## What is expected
Write out only the lines from the start of the entries up to and including the line with "const borders = ['#142a4c','#9a0000','#b98f00','#9c9c9c'];"; please skip the pictures.

** start of Dataset rows **

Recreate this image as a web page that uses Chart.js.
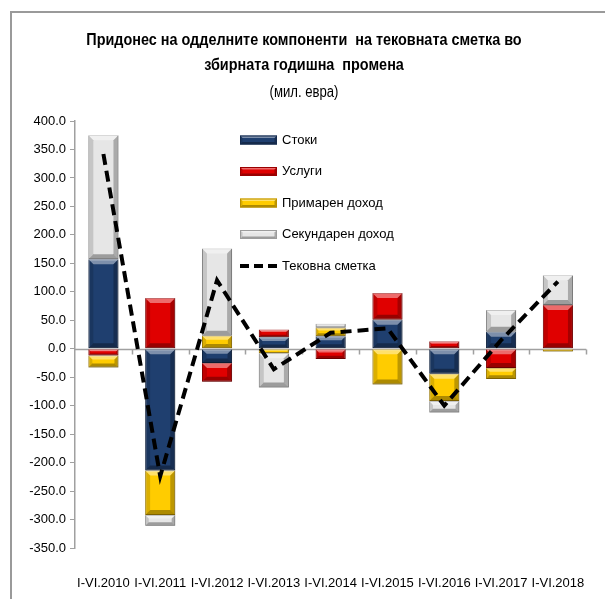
<!DOCTYPE html>
<html>
<head>
<meta charset="utf-8">
<script src="https://cdn.jsdelivr.net/npm/chart.js@4.4.1/dist/chart.umd.min.js"></script>
<style>
  html, body { margin:0; padding:0; background:#fff; }
  #wrap { position:relative; width:605px; height:599px; overflow:hidden; }
  #frame { position:absolute; left:10px; top:11px; width:700px; height:700px; border-left:2px solid #9a9a9a; border-top:2px solid #9a9a9a; }
  canvas { position:absolute; left:0; top:0; }
  .t { position:absolute; left:0; width:608px; text-align:center; font-family:"Liberation Sans", Arial, sans-serif; color:#000; white-space:pre; transform-origin:304px 50%; }
  .t1 { font-weight:bold; font-size:16px; transform:scaleX(0.9); }
  .t2 { font-size:16px; transform:scaleX(0.82); }
</style>
</head>
<body>
<div id="wrap">
  <div id="frame"></div>
  <canvas id="c" width="605" height="599"></canvas>
  <div class="t t1" style="top:31px">Придонес на одделните компоненти  на тековната сметка во</div>
  <div class="t t1" style="top:56px">збирната годишна  промена</div>
  <div class="t t2" style="top:83px">(мил. евра)</div>
</div>
<script>
const categories = ['I-VI.2010','I-VI.2011','I-VI.2012','I-VI.2013','I-VI.2014','I-VI.2015','I-VI.2016','I-VI.2017','I-VI.2018'];
const stoki      = [157, -214, -25,  20,  22,  51, -44,  30,  -1];
const uslugi     = [-12,   89, -33,  14, -18,  47,  13, -34,  77];
const primaren   = [-21,  -78,  23,  -8,  15, -63, -48, -19,  -4];
const sekundaren = [218,  -19, 153, -60,   7,   0, -20,  38,  52];
const tekovna    = [342, -224, 120, -36,  28,  36, -100, 15, 118];
const seriesNames = ['Стоки','Услуги','Примарен доход','Секундарен доход','Тековна сметка'];
const yTicks = [400,350,300,250,200,150,100,50,0,-50,-100,-150,-200,-250,-300,-350];

const FONT = '"Liberation Sans", Arial, sans-serif';
const fills   = ['#1F3F6F','#E00000','#FFCC00','#E6E6E6'];
const borders = ['#142a4c','#9a0000','#b98f00','#9c9c9c'];

function drawBevel(ctx, l, t, r, b, s) {
  const poly = (pts, col) => { ctx.beginPath(); ctx.moveTo(pts[0][0], pts[0][1]); for (let i=1;i<pts.length;i++) ctx.lineTo(pts[i][0], pts[i][1]); ctx.closePath(); ctx.fillStyle = col; ctx.fill(); };
  poly([[l,t],[r,t],[r-s,t+s],[l+s,t+s]], 'rgba(255,255,255,0.42)');
  poly([[l,b],[r,b],[r-s,b-s],[l+s,b-s]], 'rgba(0,0,0,0.32)');
  poly([[l,t],[l+s,t+s],[l+s,b-s],[l,b]], 'rgba(0,0,0,0.14)');
  poly([[r,t],[r-s,t+s],[r-s,b-s],[r,b]], 'rgba(0,0,0,0.26)');
}

const bevelPlugin = {
  id: 'bevel',
  afterDatasetDraw(chart, args) {
    const meta = args.meta;
    if (meta.type !== 'bar') return;
    const ctx = chart.ctx;
    ctx.save();
    meta.data.forEach(el => {
      const p = el.getProps(['x','y','base','width'], true);
      const l = p.x - p.width/2, r = p.x + p.width/2;
      const t = Math.min(p.y, p.base), b = Math.max(p.y, p.base);
      const h = b - t;
      if (h < 1) return;
      const s = Math.min(5, h/3, p.width/4);
      drawBevel(ctx, l, t, r, b, s);
    });
    ctx.restore();
  }
};

const zeroLinePlugin = {
  id: 'zeroLine',
  beforeDatasetsDraw(chart) {
    const ctx = chart.ctx, xs = chart.scales.x, ys = chart.scales.y, ca = chart.chartArea;
    const y0 = Math.round(ys.getPixelForValue(0)) + 0.5;
    ctx.save();
    ctx.strokeStyle = '#a0a0a0';
    ctx.lineWidth = 1.5;
    ctx.beginPath();
    ctx.moveTo(ca.left, y0); ctx.lineTo(ca.right, y0);
    const half = (xs.getPixelForValue(1) - xs.getPixelForValue(0)) / 2;
    for (let i = 0; i < categories.length; i++) {
      const xb = Math.round(xs.getPixelForValue(i) + half) + 0.5;
      ctx.moveTo(xb, y0); ctx.lineTo(xb, y0 + 5);
    }
    ctx.stroke();
    ctx.restore();
  }
};

const legendPlugin = {
  id: 'customLegend',
  afterDraw(chart) {
    const ctx = chart.ctx, ca = chart.chartArea;
    const x0 = ca.left + 165, y0 = ca.top + 19, rowH = 31.5, mw = 37, mh = 9;
    ctx.save();
    ctx.font = '13px ' + FONT;
    ctx.textBaseline = 'middle';
    ctx.fillStyle = '#000';
    seriesNames.forEach((name, i) => {
      const cy = y0 + i * rowH;
      if (i < 4) {
        ctx.fillStyle = fills[i];
        ctx.fillRect(x0, cy - mh/2, mw, mh);
        drawBevel(ctx, x0, cy - mh/2, x0 + mw, cy + mh/2, 2.5);
        ctx.strokeStyle = borders[i]; ctx.lineWidth = 1;
        ctx.strokeRect(x0 + 0.5, cy - mh/2 + 0.5, mw - 1, mh - 1);
      } else {
        ctx.strokeStyle = '#000'; ctx.lineWidth = 4; ctx.setLineDash([9, 5]);
        ctx.beginPath(); ctx.moveTo(x0, cy); ctx.lineTo(x0 + mw, cy); ctx.stroke();
        ctx.setLineDash([]);
      }
      ctx.fillStyle = '#000';
      ctx.fillText(name, x0 + mw + 5, cy);
    });
    ctx.restore();
  }
};

const barSeries = [stoki, uslugi, primaren, sekundaren];
const datasets = barSeries.map((d, i) => ({
  type: 'bar',
  label: seriesNames[i],
  data: d,
  backgroundColor: fills[i],
  borderColor: borders[i],
  borderWidth: 1,
  borderSkipped: false,
  stack: 'bars',
  order: 1,
  categoryPercentage: 0.53,
  barPercentage: 1.0
}));
datasets.push({
  type: 'line',
  label: seriesNames[4],
  data: tekovna,
  borderColor: '#000',
  borderWidth: 4,
  borderDash: [11, 6],
  pointRadius: 0,
  tension: 0,
  fill: false,
  stack: 'line',
  order: 0
});

new Chart(document.getElementById('c'), {
  data: { labels: categories, datasets },
  options: {
    responsive: false,
    animation: false,
    devicePixelRatio: 1,
    layout: { padding: { top: 121, right: 13, bottom: 0, left: 0 } },
    plugins: { legend: { display: false }, tooltip: { enabled: false }, title: { display: false } },
    scales: {
      x: {
        stacked: true,
        grid: { display: false },
        border: { display: false },
        ticks: { color: '#000', font: { family: FONT, size: 13 }, padding: 20, maxRotation: 0, autoSkip: false },
        afterFit(s) { s.height = 51; }
      },
      y: {
        stacked: true,
        min: -350, max: 400,
        afterBuildTicks(s) { s.ticks = yTicks.map(v => ({ value: v })); },
        grid: { drawOnChartArea: false, tickLength: 5, color: '#a0a0a0' },
        border: { display: true, color: '#a0a0a0', width: 1.5 },
        ticks: { color: '#000', font: { family: FONT, size: 13 }, padding: 4, callback: v => Number(v).toFixed(1) },
        afterFit(s) { s.width = 75; }
      }
    }
  },
  plugins: [zeroLinePlugin, bevelPlugin, legendPlugin]
});
</script>
</body>
</html>
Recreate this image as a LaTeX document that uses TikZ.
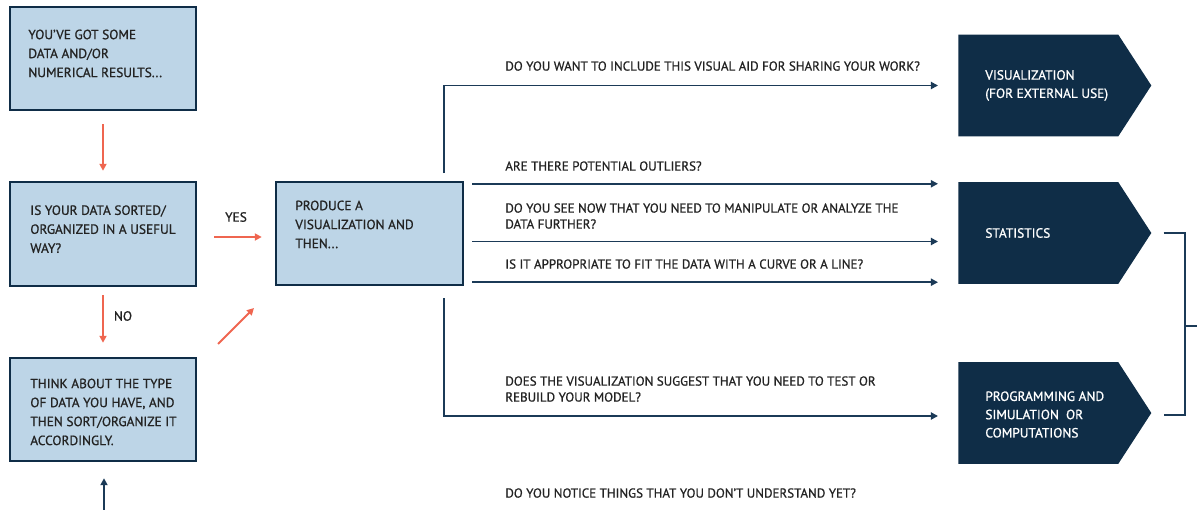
\documentclass[tikz,border=0pt]{standalone}
\usepackage{fontspec}
\setmainfont{PT Sans}
\newfontfamily\medfont{PT Sans}[FakeBold=0.9]
\usetikzlibrary{arrows.meta,shapes.symbols}
\definecolor{lblue}{HTML}{BDD5E7}
\definecolor{navy}{HTML}{0F2D47}
\definecolor{lnavy}{HTML}{1B3A57}
\definecolor{redar}{HTML}{EF6650}
\definecolor{txt}{HTML}{232323}
\begin{document}
\begin{tikzpicture}[x=0.02cm,y=-0.02cm,
  box/.style={draw=navy, line width=1.4pt, fill=lblue, inner sep=0pt},
  btext/.style={anchor=north west, inner sep=0pt, align=left, text=txt,
    font=\medfont\fontsize{7.6pt}{10.8pt}\selectfont},
  qtext/.style={anchor=north west, inner sep=0pt, align=left, text=txt,
    font=\medfont\fontsize{7.4pt}{9.1pt}\selectfont},
  stext/.style={anchor=west, inner sep=0pt, align=left, text=white,
    font=\medfont\fontsize{7.6pt}{10.4pt}\selectfont},
  sig/.style={signal, signal to=east, signal pointer angle=114, fill=navy,
    minimum width=3.86cm, minimum height=2.04cm, inner sep=0pt, anchor=west},
  ra/.style={draw=redar, line width=1.1pt, -{Triangle[length=4pt,width=4pt]}},
  na/.style={draw=lnavy, line width=1.1pt, -{Triangle[length=4pt,width=4pt]}},
  nl/.style={draw=lnavy, line width=1.1pt}
]
\useasboundingbox (0,0) rectangle (1197,510);

% boxes
\node[box, minimum width=3.72cm, minimum height=2.06cm] (b1) at (103,58.5) {};
\node[box, minimum width=3.72cm, minimum height=2.08cm] (b2) at (103,234) {};
\node[box, minimum width=3.72cm, minimum height=2.06cm] (b3) at (103,409.5) {};
\node[box, minimum width=3.74cm, minimum height=2.06cm] (b4) at (369.5,233.5) {};

\node[btext] (t1) at (28,29.3) {YOU’VE GOT SOME\\DATA AND/OR\\NUMERICAL RESULTS...};
\node[btext] (t2) at (30,205) {IS YOUR DATA SORTED/\\ORGANIZED IN A USEFUL\\WAY?};
\node[btext] (t3) at (30,378.3) {THINK ABOUT THE TYPE\\OF DATA YOU HAVE, AND\\THEN SORT/ORGANIZE IT\\ACCORDINGLY.};
\node[btext] (t4) at (295,200.3) {PRODUCE A\\VISUALIZATION AND\\THEN...};

% outcome shapes
\node[sig] (vis) at (958,85.5) {};
\node[sig] (st) at (958,233) {};
\node[sig] (pr) at (958,413) {};
\node[stext] (visT) at (985,85.5) {VISUALIZATION\\(FOR EXTERNAL USE)};
\node[stext] (stT) at (985,233) {STATISTICS};
\node[stext] (prT) at (985,414.5) {PROGRAMMING AND\\SIMULATION\ \ OR\\COMPUTATIONS};

% red arrows
\draw[ra, shorten <=0.26cm, shorten >=0.2cm] (b1) -- (b2);
\draw[ra, shorten <=0.34cm, shorten >=0.26cm] ([yshift=-0.06cm]b2.east) -- ([yshift=-0.06cm]b2.east -| b4.west);
\node[btext, anchor=center] (yes) at (236,217) {YES};
\draw[ra, shorten <=0.16cm, shorten >=0.28cm] (b2) -- (b3);
\node[btext, anchor=center] (no) at (123,316) {NO};
\coordinate (d1) at (218,344);
\coordinate (d2) at (254,308);
\draw[ra] (d1) -- (d2);
\coordinate (bin) at (104,510);
\draw[na, shorten >=0.32cm] (bin) -- (bin |- b3.south);

% navy connectors
\coordinate (v1) at (444,173);
\draw[na, shorten >=0.4cm] (v1) |- (vis.west);
\draw[na, shorten <=0.16cm, shorten >=0.4cm] ([yshift=-0.06cm]b4.north east) -- ([yshift=-0.06cm]b4.north east -| st.west);
\draw[na, shorten <=0.16cm, shorten >=0.4cm] ([yshift=-0.16cm]b4.east) -- ([yshift=-0.16cm]b4.east -| st.west);
\draw[na, shorten <=0.16cm, shorten >=0.4cm] ([yshift=0.08cm]b4.south east) -- ([yshift=0.08cm]b4.south east -| st.west);
\coordinate (v2) at (444,298);
\draw[na, shorten >=0.4cm] (v2) |- ([yshift=-0.06cm]pr.west);

% question labels
\node[qtext] (q1) at (505,61) {DO YOU WANT TO INCLUDE THIS VISUAL AID FOR SHARING YOUR WORK?};
\node[qtext] (q2) at (505,161) {ARE THERE POTENTIAL OUTLIERS?};
\node[qtext] (q3) at (505,203) {DO YOU SEE NOW THAT YOU NEED TO MANIPULATE OR ANALYZE THE\\DATA FURTHER?};
\node[qtext] (q4) at (505,259) {IS IT APPROPRIATE TO FIT THE DATA WITH A CURVE OR A LINE?};
\node[qtext] (q5) at (505,376) {DOES THE VISUALIZATION SUGGEST THAT YOU NEED TO TEST OR\\REBUILD YOUR MODEL?};
\node[qtext] (q6) at (505,488) {DO YOU NOTICE THINGS THAT YOU DON’T UNDERSTAND YET?};

% bracket
\draw[nl] ([xshift=0.24cm]st.east) -| (1185,415) -- ([xshift=0.24cm]pr.east |- 0,415);
\coordinate (bm) at (1185,326);
\coordinate (out) at (1197,326);
\draw[nl] (bm) -- (out);
\end{tikzpicture}
\end{document}
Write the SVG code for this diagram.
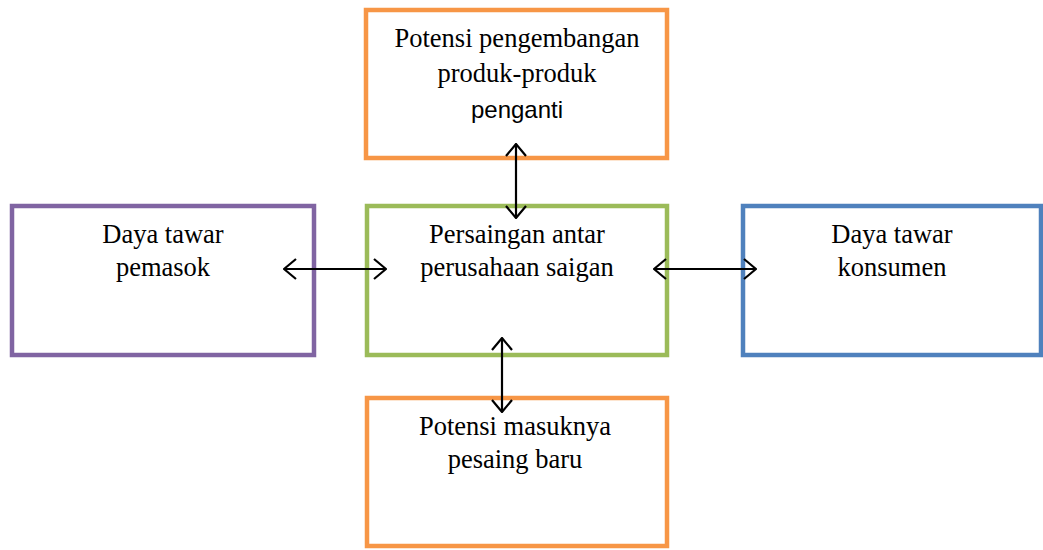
<svg xmlns="http://www.w3.org/2000/svg" width="1043" height="550" viewBox="0 0 1043 550">
<defs>
<style>
.box{fill:#fff;stroke-width:4.5}
.t{font-family:"Liberation Serif","Times New Roman",serif;font-size:26.5px;fill:#000;text-anchor:middle}
.s{font-family:"Liberation Sans",Arial,sans-serif;font-size:24px;fill:#000;text-anchor:middle}
.c{stroke:#000;stroke-width:2.2;fill:none}
</style>
<marker id="ah" viewBox="0 0 14 22" refX="13" refY="11" markerWidth="14" markerHeight="22" markerUnits="userSpaceOnUse" orient="auto-start-reverse">
<path d="M1,1 L13,11 L1,21" fill="none" stroke="#000" stroke-width="2.2"/>
</marker>
</defs>
<rect width="1043" height="550" fill="#fff"/>
<g id="node-top">
<rect class="box" x="366" y="10" width="301" height="148" stroke="#F79646"/>
<text class="t" x="517" y="47">Potensi pengembangan</text>
<text class="t" x="517" y="82">produk-produk</text>
<text class="s" x="517" y="118">penganti</text>
</g>
<g id="node-center">
<rect class="box" x="367" y="206" width="300" height="149" stroke="#9BBB59"/>
<text class="t" x="517" y="243">Persaingan antar</text>
<text class="t" x="517" y="276">perusahaan saigan</text>
</g>
<g id="node-left">
<rect class="box" x="12" y="206" width="302" height="149" stroke="#8064A2"/>
<text class="t" x="163" y="243">Daya tawar</text>
<text class="t" x="163" y="276">pemasok</text>
</g>
<g id="node-right">
<rect class="box" x="743" y="206" width="298" height="149" stroke="#4F81BD"/>
<text class="t" x="892" y="243">Daya tawar</text>
<text class="t" x="892" y="276">konsumen</text>
</g>
<g id="node-bottom">
<rect class="box" x="367" y="398" width="300" height="148" stroke="#F79646"/>
<text class="t" x="515" y="435">Potensi masuknya</text>
<text class="t" x="515" y="468">pesaing baru</text>
</g>
<g id="connectors">
<line class="c" x1="516" y1="144" x2="516" y2="218" marker-start="url(#ah)" marker-end="url(#ah)"/>
<line class="c" x1="284" y1="269" x2="386" y2="269" marker-start="url(#ah)" marker-end="url(#ah)"/>
<line class="c" x1="654" y1="269" x2="756" y2="269" marker-start="url(#ah)" marker-end="url(#ah)"/>
<line class="c" x1="502" y1="338" x2="502" y2="412" marker-start="url(#ah)" marker-end="url(#ah)"/>
</g>
</svg>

** end of Dataset rows **

## Result of the task
Recreate this image as a web page that uses Chart.js.
<!DOCTYPE html>
<html>
<head>
<meta charset="utf-8">
<script src="https://cdn.jsdelivr.net/npm/chart.js@4.4.1/dist/chart.umd.min.js"></script>
<style>
  html, body { margin:0; padding:0; background:#fff; }
  #wrap { position:relative; width:605px; height:599px; overflow:hidden; }
  #frame { position:absolute; left:10px; top:11px; width:700px; height:700px; border-left:2px solid #9a9a9a; border-top:2px solid #9a9a9a; }
  canvas { position:absolute; left:0; top:0; }
  .t { position:absolute; left:0; width:608px; text-align:center; font-family:"Liberation Sans", Arial, sans-serif; color:#000; white-space:pre; transform-origin:304px 50%; }
  .t1 { font-weight:bold; font-size:16px; transform:scaleX(0.9); }
  .t2 { font-size:16px; transform:scaleX(0.82); }
</style>
</head>
<body>
<div id="wrap">
  <div id="frame"></div>
  <canvas id="c" width="605" height="599"></canvas>
  <div class="t t1" style="top:31px">Придонес на одделните компоненти  на тековната сметка во</div>
  <div class="t t1" style="top:56px">збирната годишна  промена</div>
  <div class="t t2" style="top:83px">(мил. евра)</div>
</div>
<script>
const categories = ['I-VI.2010','I-VI.2011','I-VI.2012','I-VI.2013','I-VI.2014','I-VI.2015','I-VI.2016','I-VI.2017','I-VI.2018'];
const stoki      = [157, -214, -25,  20,  22,  51, -44,  30,  -1];
const uslugi     = [-12,   89, -33,  14, -18,  47,  13, -34,  77];
const primaren   = [-21,  -78,  23,  -8,  15, -63, -48, -19,  -4];
const sekundaren = [218,  -19, 153, -60,   7,   0, -20,  38,  52];
const tekovna    = [342, -224, 120, -36,  28,  36, -100, 15, 118];
const seriesNames = ['Стоки','Услуги','Примарен доход','Секундарен доход','Тековна сметка'];
const yTicks = [400,350,300,250,200,150,100,50,0,-50,-100,-150,-200,-250,-300,-350];

const FONT = '"Liberation Sans", Arial, sans-serif';
const fills   = ['#1F3F6F','#E00000','#FFCC00','#E6E6E6'];
const borders = ['#142a4c','#9a0000','#b98f00','#9c9c9c'];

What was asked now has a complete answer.